Minggu, 03 Januari 2010

Anak Bermain Harus Diawasi ???!!!


Daniel Yohanes, 4, tewas setelah jatuh dari lantai 4 Rumah Susun Petamburan, Jakarta Pusat. Bocah laki-laki itu jatuh diduga akibat terdorong temannya saat bermain bersama. "Dari keterangan saksi-saksi, anak itu sedang nungging di pembatas, lalu terdorong teman-temannya yang sedang bermain bersama," kata Kepala Kepolisian Resor Jakarta Pusat, Komisaris Besar Hamidin Ajiamin, kepada VIVAnews, Minggu, 3 Januari 2009.” (http://metro.vivanews.com/news/read/118022-bocah_itu_terdorong_saat_bermain).

Berita tersebut yang hari ini disiarkan di berbagai stasiun televisi Indonesia mengingatkan pada beberapa peristiwa serupa sebelumnya. Seperti, beberapa hari yang lalu, ada anak yang meninggal karena menirukan aksi tarzan yang bergelayutan pada seutas tali di pohon, pohon tersebut berada di samping sebuah kolam yang cukup dalam untuk anak seusianya. Ia tenggelam karena tidak dapat berenang dan teman-temannya pun tidak dapat menolong karena alasan yang sama. Kemudian, kembali pada ingatan beberapa bulan atau tahun yang lalu, ada seorang anak yang meninggal pada saat bermain bersama dengan adik-adiknya. Anak itu menirukan adegan di televisi, ia menggantungkan diri dengan tali pada kayu di atap rumahnya.

Penyesalan yang mendalam akan dirasakan setiap orangtua jika anaknya mengalami peristiwa tersebut. Hal ini dapat dihindari dengan pengawasan dari orangtua dan orang dewasa yang berada di dekat sang anak. Kematian memang kehendak Allah yang tidak dapat dicegah datangnya. Akan tetapi, penyebab kematian anak karena kecelakaan seharusnya dapat dicegah

Perlu diketahui bahwa anak usia 4-7 tahun masih berada dalam subtahap intuitif dalam tahap preoperasional pada tahap perkembangan kognitif Piaget. Pada subtahap ini, anak-anak mulai menggunakan penalaran primitif dan ingin tahu jawaban atas semua bentuk pertanyaan. Piaget menyebutnya sebagai tahap intuitif karena anak begitu yakin tentang pengetahuan dan pemahaman mereka. Akan tetapi, belum begitu sadar bagaimana mereka tahu apa yang mereka ketahui itu. Maksudnya, mereka mengatakan mengetahui sesuatu tetapi mengetahuinya tanpa menggunakan pemikiran rasional.

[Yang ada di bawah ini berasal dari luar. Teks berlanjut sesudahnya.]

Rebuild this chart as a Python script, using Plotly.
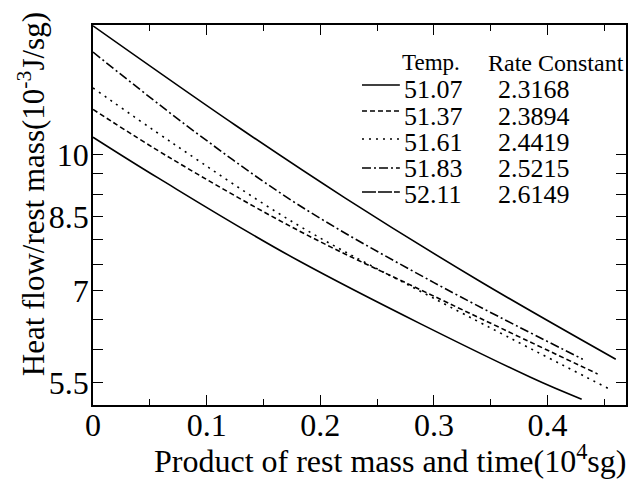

Anak berusia 4 tahun mulai mengembangkan gagasannya sendiri tentang dunia dimana ia tinggal. Akan tetapi, gagasannya masih sederhana dan ia tidak begitu baik berpikir tentang sesuatu. Ia mengalami kesulitan memahami peristiwa-peristiwa yang ia tahu terjadi tetapi tidak dapat dilihat. Pemikiran fantasinya mengandung sedikit kemiripan dengan realitas. Ia belum dapat menjawab pertanyaan, “bagaimana kalau? Dengan cara yang bisa diandalkan. Misalnya, ia hanya memiliki gagasan yang samar-samar tentang apa yang terjadi jika mobil menabraknya. Ia juga mengalami kesulitan memahami lalu lintas, karena ia tidak dapat melakukan perhitungan mental yang penting untuk memperkirakan apakah mobil yang mendekat itu akan menabraknya bila ia menyebrang jalan (Goodman dalam Sandtrock, 1995).

Bermain adalah sesuatu yang sering dilakukan oleh anak-anak. Bahkan, bagi mereka tiada hari tanpa bermain. Akan tetapi, dalam proses bermain sendiri terdapat sesuatu yang mengancam keselamatan anak. Keterbatasan pemikiran anak itu sendiri yang membahayakannya. Anak memiliki keingintahuan yang besar tanpa tahu akibat dari apa yang dilakukannya. Anak adalah titipan dari Allah yang harus dijaga dan dirawat dengan sebaik-baiknya. Oleh karena itu, kita sebagai kakak, tante, om, orangtua ataupun tetangga, sebaiknya mengawasi jika seorang anak sedang bermain.